_What needs to be done_
Return the listing below unchanged, minus its pictures.

_Source material_

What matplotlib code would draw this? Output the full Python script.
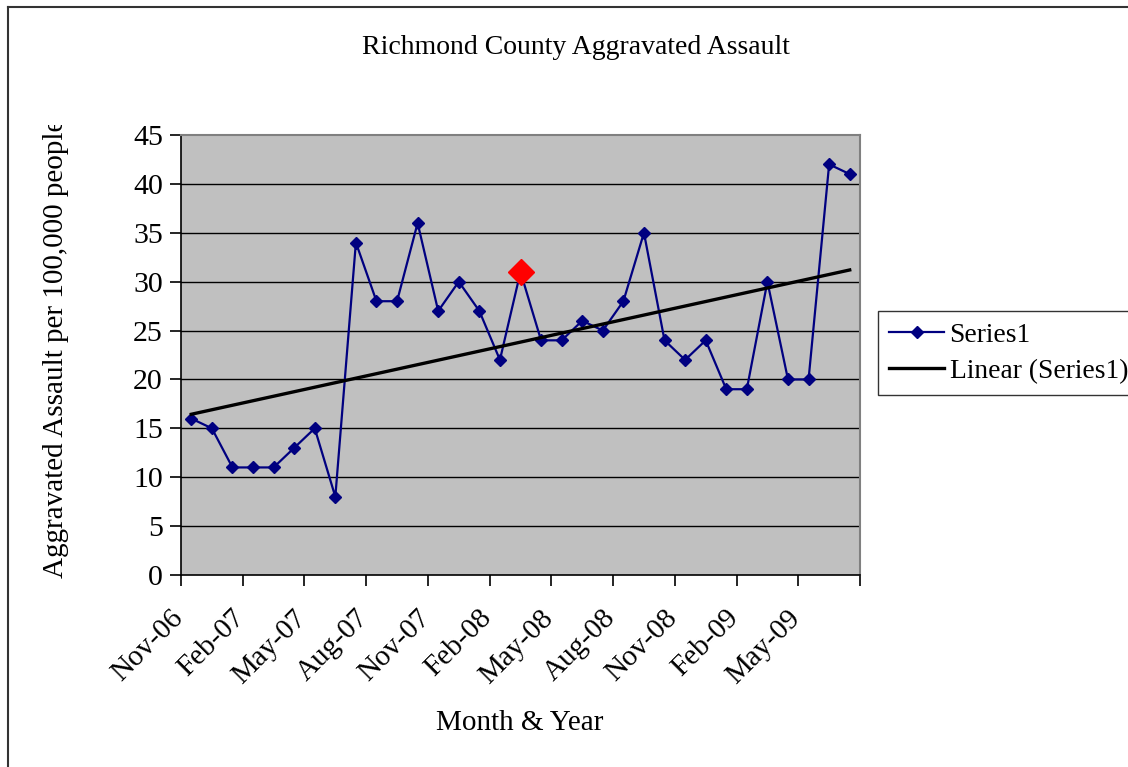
import numpy as np
import matplotlib
matplotlib.use("Agg")
import matplotlib.pyplot as plt
from matplotlib.lines import Line2D
from matplotlib.transforms import Bbox, TransformedBbox, offset_copy

plt.rcParams["font.family"] = ["Liberation Serif", "DejaVu Serif"]

# monthly rates, Nov 2006 - Jul 2009
months = ["Nov-06", "Dec-06",
          "Jan-07", "Feb-07", "Mar-07", "Apr-07", "May-07", "Jun-07",
          "Jul-07", "Aug-07", "Sep-07", "Oct-07", "Nov-07", "Dec-07",
          "Jan-08", "Feb-08", "Mar-08", "Apr-08", "May-08", "Jun-08",
          "Jul-08", "Aug-08", "Sep-08", "Oct-08", "Nov-08", "Dec-08",
          "Jan-09", "Feb-09", "Mar-09", "Apr-09", "May-09", "Jun-09",
          "Jul-09"]
assault = [16, 15, 11, 11, 11, 13, 15, 8, 34, 28, 28, 36, 27, 30, 27, 22,
           31, 24, 24, 26, 25, 28, 35, 24, 22, 24, 19, 19, 30, 20, 20, 42, 41]
highlight = "Mar-08"

x = np.arange(len(months))
y = np.array(assault)

W, H = 1128, 767
fig = plt.figure(figsize=(W / 100, H / 100), dpi=100)
ax = fig.add_axes([181 / W, 1 - 575 / H, (860 - 181) / W, (575 - 135) / H])
ax.set_facecolor("#C0C0C0")

# horizontal gridlines
for v in range(5, 45, 5):
    ax.axhline(v, color="black", lw=1.0, zorder=1)

ax.plot(x, y, color="#000080", lw=1.6, marker="D", ms=6.5, zorder=3,
        label="Series1")

# least squares trend
slope, icpt = np.polyfit(x, y, 1)
ax.plot(x, slope * x + icpt, color="black", lw=2.4, zorder=4,
        label="Linear (Series1)")

hi = months.index(highlight)
ax.plot(x[hi], y[hi], marker="D", ms=13.5, color="red", zorder=5)

ax.set_xlim(-0.5, len(months) - 0.5)
ax.set_ylim(0, 45)
ax.set_yticks(range(0, 50, 5))
ax.tick_params(axis="y", labelsize=21.5, length=8, width=1.2, pad=5)

# quarterly ticks on month boundaries, labels drawn slanted below them
ticks = np.arange(-0.5, len(months), 3)
ax.set_xticks(ticks)
ax.set_xticklabels([])
ax.tick_params(axis="x", length=8, width=1.2)
lab_tr = offset_copy(ax.get_xaxis_transform(), fig=fig, x=-11, y=-30,
                     units="dots")
for t in ticks:
    i = int(t + 0.5)
    if i < len(months):
        ax.text(t, 0, months[i], transform=lab_tr, rotation=45,
                ha="right", va="top", rotation_mode="anchor", fontsize=21)

for side in ("top", "right"):
    ax.spines[side].set_color("#808080")
    ax.spines[side].set_linewidth(1.5)
for side in ("left", "bottom"):
    ax.spines[side].set_color("black")
    ax.spines[side].set_linewidth(1.2)

fig.text(576 / W, 1 - 48 / H, "Richmond County Aggravated Assault",
         ha="center", va="center", fontsize=20)
fig.text(520 / W, 1 - 723 / H, "Month & Year", ha="center", va="center",
         fontsize=21)

yl = fig.text(56 / W, 1 - 578 / H, "Aggravated Assault per 100,000 people",
              rotation=90, ha="center", va="bottom", fontsize=21)
yl.set_clip_box(TransformedBbox(Bbox([[0, 0], [1, 1 - 125 / H]]),
                                fig.transFigure))
yl.set_clip_on(True)

leg = ax.legend(loc="center left", bbox_to_anchor=(878 / W, 1 - 353 / H),
                bbox_transform=fig.transFigure, fontsize=19.8,
                frameon=True, fancybox=False, edgecolor="black",
                handlelength=2.0, handletextpad=0.2, borderpad=0.4,
                labelspacing=0.4, borderaxespad=0)
leg.get_frame().set_linewidth(1.0)

# outer chart frame
fig.add_artist(Line2D([8 / W, 8 / W], [0, 1 - 7 / H], color="#333333",
                      lw=1.5, transform=fig.transFigure))
fig.add_artist(Line2D([8 / W, 1], [1 - 7 / H, 1 - 7 / H], color="#333333",
                      lw=1.5, transform=fig.transFigure))

fig.savefig("out.png", dpi=100)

_Response below_
What matplotlib code would draw this? Output the full Python script.
import numpy as np
import matplotlib
matplotlib.use("Agg")
import matplotlib.pyplot as plt
from matplotlib.lines import Line2D
from matplotlib.transforms import Bbox, TransformedBbox, offset_copy

plt.rcParams["font.family"] = ["Liberation Serif", "DejaVu Serif"]

# monthly rates, Nov 2006 - Jul 2009
months = ["Nov-06", "Dec-06",
          "Jan-07", "Feb-07", "Mar-07", "Apr-07", "May-07", "Jun-07",
          "Jul-07", "Aug-07", "Sep-07", "Oct-07", "Nov-07", "Dec-07",
          "Jan-08", "Feb-08", "Mar-08", "Apr-08", "May-08", "Jun-08",
          "Jul-08", "Aug-08", "Sep-08", "Oct-08", "Nov-08", "Dec-08",
          "Jan-09", "Feb-09", "Mar-09", "Apr-09", "May-09", "Jun-09",
          "Jul-09"]
assault = [16, 15, 11, 11, 11, 13, 15, 8, 34, 28, 28, 36, 27, 30, 27, 22,
           31, 24, 24, 26, 25, 28, 35, 24, 22, 24, 19, 19, 30, 20, 20, 42, 41]
highlight = "Mar-08"

x = np.arange(len(months))
y = np.array(assault)

W, H = 1128, 767
fig = plt.figure(figsize=(W / 100, H / 100), dpi=100)
ax = fig.add_axes([181 / W, 1 - 575 / H, (860 - 181) / W, (575 - 135) / H])
ax.set_facecolor("#C0C0C0")

# horizontal gridlines
for v in range(5, 45, 5):
    ax.axhline(v, color="black", lw=1.0, zorder=1)

ax.plot(x, y, color="#000080", lw=1.6, marker="D", ms=6.5, zorder=3,
        label="Series1")

# least squares trend
slope, icpt = np.polyfit(x, y, 1)
ax.plot(x, slope * x + icpt, color="black", lw=2.4, zorder=4,
        label="Linear (Series1)")

hi = months.index(highlight)
ax.plot(x[hi], y[hi], marker="D", ms=13.5, color="red", zorder=5)

ax.set_xlim(-0.5, len(months) - 0.5)
ax.set_ylim(0, 45)
ax.set_yticks(range(0, 50, 5))
ax.tick_params(axis="y", labelsize=21.5, length=8, width=1.2, pad=5)

# quarterly ticks on month boundaries, labels drawn slanted below them
ticks = np.arange(-0.5, len(months), 3)
ax.set_xticks(ticks)
ax.set_xticklabels([])
ax.tick_params(axis="x", length=8, width=1.2)
lab_tr = offset_copy(ax.get_xaxis_transform(), fig=fig, x=-11, y=-30,
                     units="dots")
for t in ticks:
    i = int(t + 0.5)
    if i < len(months):
        ax.text(t, 0, months[i], transform=lab_tr, rotation=45,
                ha="right", va="top", rotation_mode="anchor", fontsize=21)

for side in ("top", "right"):
    ax.spines[side].set_color("#808080")
    ax.spines[side].set_linewidth(1.5)
for side in ("left", "bottom"):
    ax.spines[side].set_color("black")
    ax.spines[side].set_linewidth(1.2)

fig.text(576 / W, 1 - 48 / H, "Richmond County Aggravated Assault",
         ha="center", va="center", fontsize=20)
fig.text(520 / W, 1 - 723 / H, "Month & Year", ha="center", va="center",
         fontsize=21)

yl = fig.text(56 / W, 1 - 578 / H, "Aggravated Assault per 100,000 people",
              rotation=90, ha="center", va="bottom", fontsize=21)
yl.set_clip_box(TransformedBbox(Bbox([[0, 0], [1, 1 - 125 / H]]),
                                fig.transFigure))
yl.set_clip_on(True)

leg = ax.legend(loc="center left", bbox_to_anchor=(878 / W, 1 - 353 / H),
                bbox_transform=fig.transFigure, fontsize=19.8,
                frameon=True, fancybox=False, edgecolor="black",
                handlelength=2.0, handletextpad=0.2, borderpad=0.4,
                labelspacing=0.4, borderaxespad=0)
leg.get_frame().set_linewidth(1.0)

# outer chart frame
fig.add_artist(Line2D([8 / W, 8 / W], [0, 1 - 7 / H], color="#333333",
                      lw=1.5, transform=fig.transFigure))
fig.add_artist(Line2D([8 / W, 1], [1 - 7 / H, 1 - 7 / H], color="#333333",
                      lw=1.5, transform=fig.transFigure))

fig.savefig("out.png", dpi=100)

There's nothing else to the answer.